*OBJECTIVE:*
Copy the data exactly; pictures stay out of the copy.

*ENTRIES SHOWN:*
+ + + + + + +
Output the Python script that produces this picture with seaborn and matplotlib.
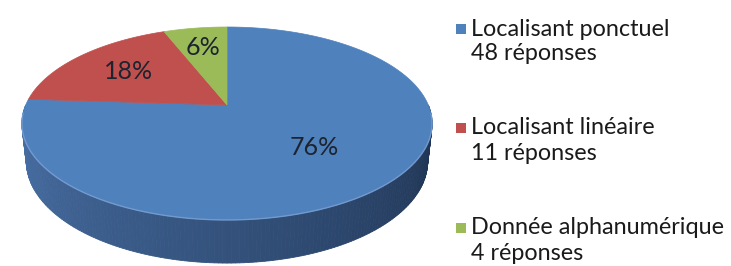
import numpy as np
import matplotlib
matplotlib.use("Agg")
import matplotlib.pyplot as plt
from matplotlib.patches import Rectangle
import seaborn as sns

# data
categories = ["Localisant ponctuel", "Localisant linéaire", "Donnée alphanumérique"]
responses = [48, 11, 4]
percents = [76, 18, 6]

sns.set_theme(style="white")
plt.rcParams["font.family"] = ["Lato", "DejaVu Sans"]
colors = sns.color_palette(["#4f81bd", "#c0504d", "#9bbb59"])

# perspective settings for the 3D-looking pie
elev = np.radians(27.5)
dist = 4.63
focal = 932
thick = 0.214
cx, cy = 227, 105


def proj(X, Y, Z):
    s, c = np.sin(elev), np.cos(elev)
    yc = Y * s + Z * c
    zc = dist + Y * c - Z * s
    return cx + focal * X / zc, cy - focal * yc / zc


fig = plt.figure(figsize=(7.31, 2.66), dpi=100)
ax = fig.add_axes([0, 0, 1, 1])
ax.set_xlim(0, 731)
ax.set_ylim(266, 0)
ax.axis("off")

# side wall, front half, shaded from left to right
wall_left = np.array([75, 116, 171]) / 255
wall_right = np.array([28, 47, 76]) / 255
edges = np.radians(np.linspace(180, 360, 181))
strips = []
for t0, t1 in zip(edges[:-1], edges[1:]):
    tm = (t0 + t1) / 2
    f = (tm - np.pi) / np.pi
    col = wall_left * (1 - f) + wall_right * f
    xs, ys = [], []
    for t, z in [(t0, 0), (t1, 0), (t1, -thick), (t0, -thick)]:
        x, y = proj(np.cos(t), np.sin(t), z)
        xs.append(x)
        ys.append(y)
    strips.append((np.sin(tm), xs, ys, col))
for _, xs, ys, col in sorted(strips, key=lambda s: -s[0]):
    ax.fill(xs, ys, color=col, lw=0.6, ec=col)

# top face wedges, clockwise from 12 o'clock
start = 90.0
label_r = [0.58, 0.65, 0.72]
for pct, col, r in zip(percents, colors, label_r):
    span = 360 * pct / sum(percents)
    th = np.radians(np.linspace(start, start - span, 200))
    px, py = proj(np.r_[0, np.cos(th)], np.r_[0, np.sin(th)], 0)
    ax.fill(px, py, color=col, lw=0.5, ec=col)
    mid = np.radians(start - span / 2)
    lx, ly = proj(r * np.cos(mid), r * np.sin(mid), 0)
    ax.text(lx, ly, f"{pct}%", ha="center", va="center",
            fontsize=18, color="#1c2430")
    start -= span

# soft highlight along the front rim
th = np.radians(np.linspace(185, 355, 200))
hx, hy = proj(np.cos(th), np.sin(th), 0)
ax.plot(hx, hy, color="#7da2d4", lw=1.0, alpha=0.8)

# legend drawn by hand so the square sits on the first line
leg_y = [29, 128, 228]
for cat, n, col, y in zip(categories, responses, colors, leg_y):
    ax.add_patch(Rectangle((456, y - 5), 10, 10, color=col, lw=0))
    ax.text(471, y, cat, ha="left", va="center", fontsize=16.8, color="#1a1a1a")
    ax.text(471, y + 25, f"{n} réponses", ha="left", va="center",
            fontsize=16.8, color="#1a1a1a")

fig.savefig("out.png", dpi=100)
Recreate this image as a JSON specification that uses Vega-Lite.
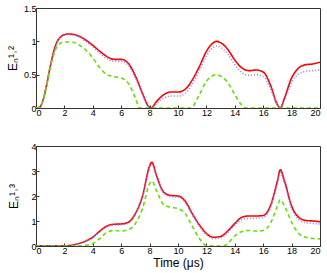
+ + + + + + +
*THE COMPLETED TASK:*
Output the Python script that produces this picture with seaborn and matplotlib.
import numpy as np
import matplotlib
matplotlib.use("Agg")
import matplotlib.pyplot as plt
from matplotlib.patches import Rectangle
import seaborn as sns

# data
categories = ["Localisant ponctuel", "Localisant linéaire", "Donnée alphanumérique"]
responses = [48, 11, 4]
percents = [76, 18, 6]

sns.set_theme(style="white")
plt.rcParams["font.family"] = ["Lato", "DejaVu Sans"]
colors = sns.color_palette(["#4f81bd", "#c0504d", "#9bbb59"])

# perspective settings for the 3D-looking pie
elev = np.radians(27.5)
dist = 4.63
focal = 932
thick = 0.214
cx, cy = 227, 105


def proj(X, Y, Z):
    s, c = np.sin(elev), np.cos(elev)
    yc = Y * s + Z * c
    zc = dist + Y * c - Z * s
    return cx + focal * X / zc, cy - focal * yc / zc


fig = plt.figure(figsize=(7.31, 2.66), dpi=100)
ax = fig.add_axes([0, 0, 1, 1])
ax.set_xlim(0, 731)
ax.set_ylim(266, 0)
ax.axis("off")

# side wall, front half, shaded from left to right
wall_left = np.array([75, 116, 171]) / 255
wall_right = np.array([28, 47, 76]) / 255
edges = np.radians(np.linspace(180, 360, 181))
strips = []
for t0, t1 in zip(edges[:-1], edges[1:]):
    tm = (t0 + t1) / 2
    f = (tm - np.pi) / np.pi
    col = wall_left * (1 - f) + wall_right * f
    xs, ys = [], []
    for t, z in [(t0, 0), (t1, 0), (t1, -thick), (t0, -thick)]:
        x, y = proj(np.cos(t), np.sin(t), z)
        xs.append(x)
        ys.append(y)
    strips.append((np.sin(tm), xs, ys, col))
for _, xs, ys, col in sorted(strips, key=lambda s: -s[0]):
    ax.fill(xs, ys, color=col, lw=0.6, ec=col)

# top face wedges, clockwise from 12 o'clock
start = 90.0
label_r = [0.58, 0.65, 0.72]
for pct, col, r in zip(percents, colors, label_r):
    span = 360 * pct / sum(percents)
    th = np.radians(np.linspace(start, start - span, 200))
    px, py = proj(np.r_[0, np.cos(th)], np.r_[0, np.sin(th)], 0)
    ax.fill(px, py, color=col, lw=0.5, ec=col)
    mid = np.radians(start - span / 2)
    lx, ly = proj(r * np.cos(mid), r * np.sin(mid), 0)
    ax.text(lx, ly, f"{pct}%", ha="center", va="center",
            fontsize=18, color="#1c2430")
    start -= span

# soft highlight along the front rim
th = np.radians(np.linspace(185, 355, 200))
hx, hy = proj(np.cos(th), np.sin(th), 0)
ax.plot(hx, hy, color="#7da2d4", lw=1.0, alpha=0.8)

# legend drawn by hand so the square sits on the first line
leg_y = [29, 128, 228]
for cat, n, col, y in zip(categories, responses, colors, leg_y):
    ax.add_patch(Rectangle((456, y - 5), 10, 10, color=col, lw=0))
    ax.text(471, y, cat, ha="left", va="center", fontsize=16.8, color="#1a1a1a")
    ax.text(471, y + 25, f"{n} réponses", ha="left", va="center",
            fontsize=16.8, color="#1a1a1a")

fig.savefig("out.png", dpi=100)
Recreate this image as a JSON specification that uses Vega-Lite.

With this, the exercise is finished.